Teresa Bondaś, szefowa tamtejszego Koła Gospodyń Wiejskich informuje, że celem przedsięwzięcia jest promocja historycznego i kulturalnego dorobku Boszczynka. Dodaje, że mieszkańcy wsi pierwsze spotkania na planie filmowym mają już za sobą. Zaznacza, że ekranizacja zawiera także rozmowy z mieszkańcami i historykami.
– Nasze przedsięwzięcie zakończy się spotkaniem integracyjnym, na które zaprosimy Koła Gospodyń Wiejskich, przedstawicieli różnych miejscowości. Zorganizujemy tzw. mini dożynki. Wydarzenie zaplanowaliśmy na 4 października – powiedziała szefowa koła.
Gmina Skalbmierz słynie z wyjątkowo żyznych gleb, na których od lat uprawiane i zbierane są najlepsze płody. Marek Juszczyk, burmistrz Skalbmierza zaznacza, że dla wielu praca na roli to jedyne źródło utrzymania rodziny.

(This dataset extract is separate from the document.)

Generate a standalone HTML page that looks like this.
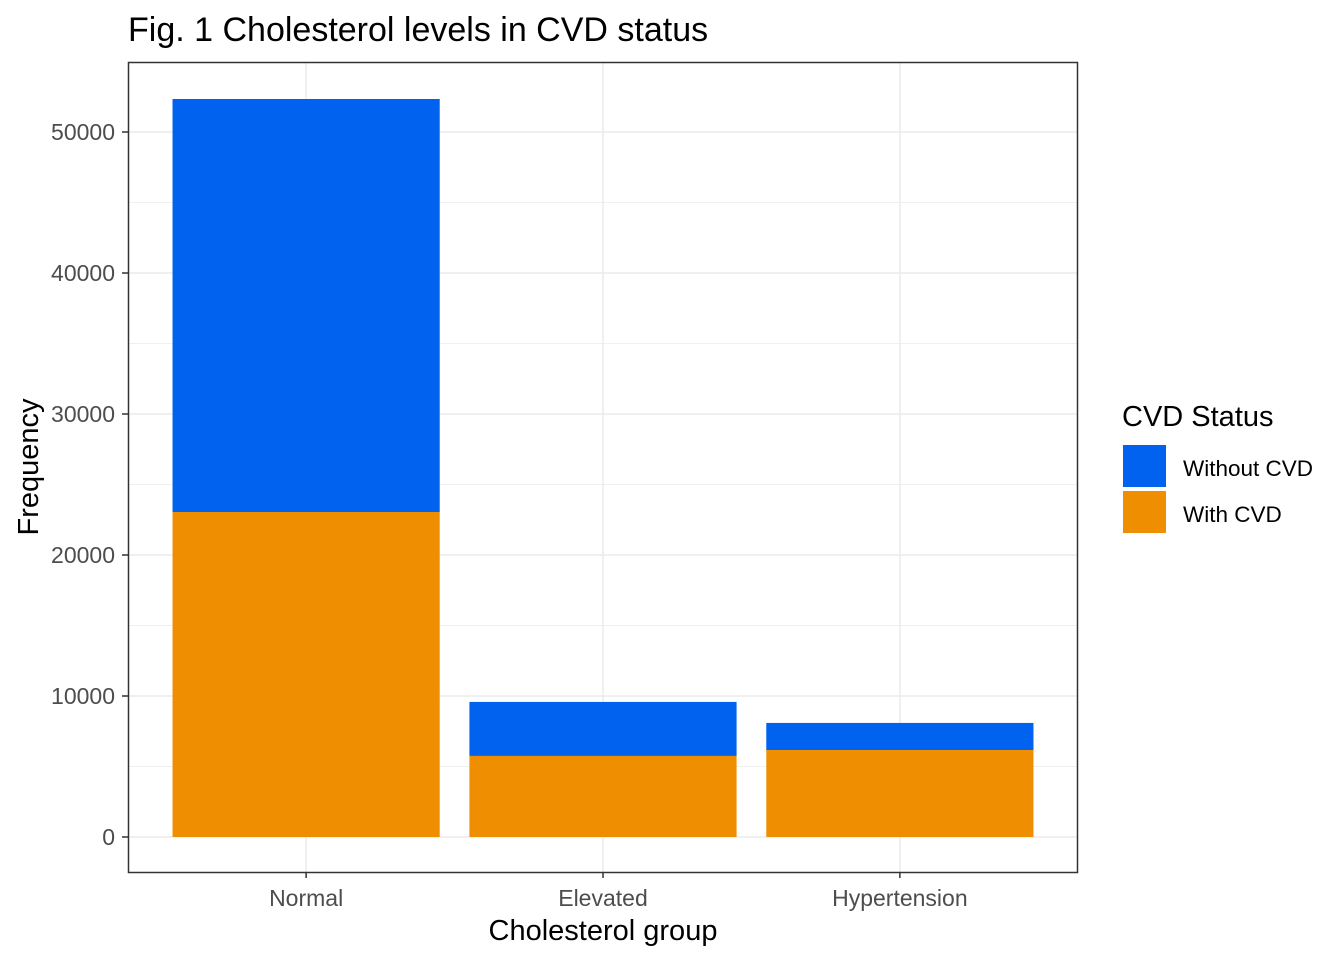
<!DOCTYPE html>
<html><head><meta charset="utf-8"><style>
html,body{margin:0;padding:0;background:#fff;}
svg{display:block;font-family:"Liberation Sans",Arial,sans-serif;}
</style></head><body>
<svg id="chart" width="1344" height="960">
<text x="128" y="41" font-size="34" fill="#000">Fig. 1 Cholesterol levels in CVD status</text>
<g id="grid"></g>
<g id="bars"></g>
<rect x="128.5" y="62.5" width="949" height="810" fill="none" stroke="#333" stroke-width="1.5"/>
<g id="axes"></g>
<text x="603" y="940" font-size="29" text-anchor="middle" fill="#000">Cholesterol group</text>
<text transform="translate(38,467) rotate(-90)" font-size="29" text-anchor="middle" fill="#000">Frequency</text>
<g>
<text x="1122" y="426" font-size="29" fill="#000">CVD Status</text>
<rect x="1123" y="445" width="43" height="42" fill="#0062ef"/>
<text x="1183" y="476" font-size="22.5" fill="#000">Without CVD</text>
<rect x="1123" y="491" width="43" height="42" fill="#ef8e00"/>
<text x="1183" y="522" font-size="22.5" fill="#000">With CVD</text>
</g>
</svg>
<script>
const categories = ["Normal","Elevated","Hypertension"];
const withCVD = [23050, 5750, 6170];
const withoutCVD = [29290, 3830, 1920];
const yTicks = [0,10000,20000,30000,40000,50000];
const yTickLabels = ["0","10000","20000","30000","40000","50000"];

const NS="http://www.w3.org/2000/svg";
const px0=128, px1=1078, py0=872, py1=62;
const yZero=837, yPer=705/50000;
function y(v){return yZero - v*yPer;}
const unit=(px1-px0)/(categories.length-1+1.2);
function xc(i){return px0+unit*(i+0.6);}
const bw=unit*0.9;
function mk(tag,attrs,parent){const e=document.createElementNS(NS,tag);for(const k in attrs)e.setAttribute(k,attrs[k]);parent.appendChild(e);return e;}
const grid=document.getElementById('grid'), bars=document.getElementById('bars'), axes=document.getElementById('axes');
for(let i=0;i<yTicks.length;i++){
  const mv=yTicks[i]+5000;
  if(y(mv)>py1){const l=mk('line',{x1:px0,x2:px1,y1:y(mv),y2:y(mv),stroke:'#f0f0f0','stroke-width':1},grid);
  
  }
}
yTicks.forEach((t,i)=>{
  const l=mk('line',{x1:px0,x2:px1,y1:y(t),y2:y(t),stroke:'#ebebeb','stroke-width':1.5},grid);
  
  
  const tk=mk('line',{x1:px0-6,x2:px0,y1:y(t),y2:y(t),stroke:'#333','stroke-width':1.5},axes);
  
  
  const tx=mk('text',{x:px0-13,y:y(t)+8,'font-size':23,'text-anchor':'end',fill:'#4d4d4d'},axes);
  tx.textContent=yTickLabels[i];
  
  
});
categories.forEach((c,i)=>{
  const x=xc(i);
  const g=mk('line',{x1:x,x2:x,y1:py1,y2:py0,stroke:'#ebebeb','stroke-width':1.5},grid);
  
  
  const a=mk('rect',{x:x-bw/2,y:y(withCVD[i]),width:bw,height:y(0)-y(withCVD[i]),fill:'#ef8e00'},bars);
  
  
  const tot=withCVD[i]+withoutCVD[i];
  const b=mk('rect',{x:x-bw/2,y:y(tot),width:bw,height:y(withCVD[i])-y(tot),fill:'#0062ef'},bars);
  
  
  const tk=mk('line',{x1:x,x2:x,y1:py0,y2:py0+6,stroke:'#333','stroke-width':1.5},axes);
  
  
  const tx=mk('text',{x:x,y:906,'font-size':23,'text-anchor':'middle',fill:'#4d4d4d'},axes);
  tx.textContent=c;
  
  
});
</script>
</body></html>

– Mimo, że praca ta była ciężka, mozolna, dawała satysfakcję. Ludzie wspominają te czasu, niektórzy nawet tęsknią – wyjaśnił.
Film po premierze będzie dostępny także w Internecie. Film od strony technicznej tworzy kamerzysta Marcin Hołda.
Produkcja powstaje w ramach projektu „Z zapomnianych spichlerzy przestarzałej boszczyńskiej zasieki”. Przedsięwzięcie realizowane jest dzięki dofinansowaniu w kwocie 4,5 tys. zł w ramach konkursu „Mikrodotacje ŚOWES na lokalne inicjatywy społeczne – edycja 2020 ” w ramach projektu „Świętokrzyski Ośrodek Wsparcia Ekonomii Społecznej (ŚOWES)”.
Wieś Boszczynek liczy obecnie około 180 mieszkańców.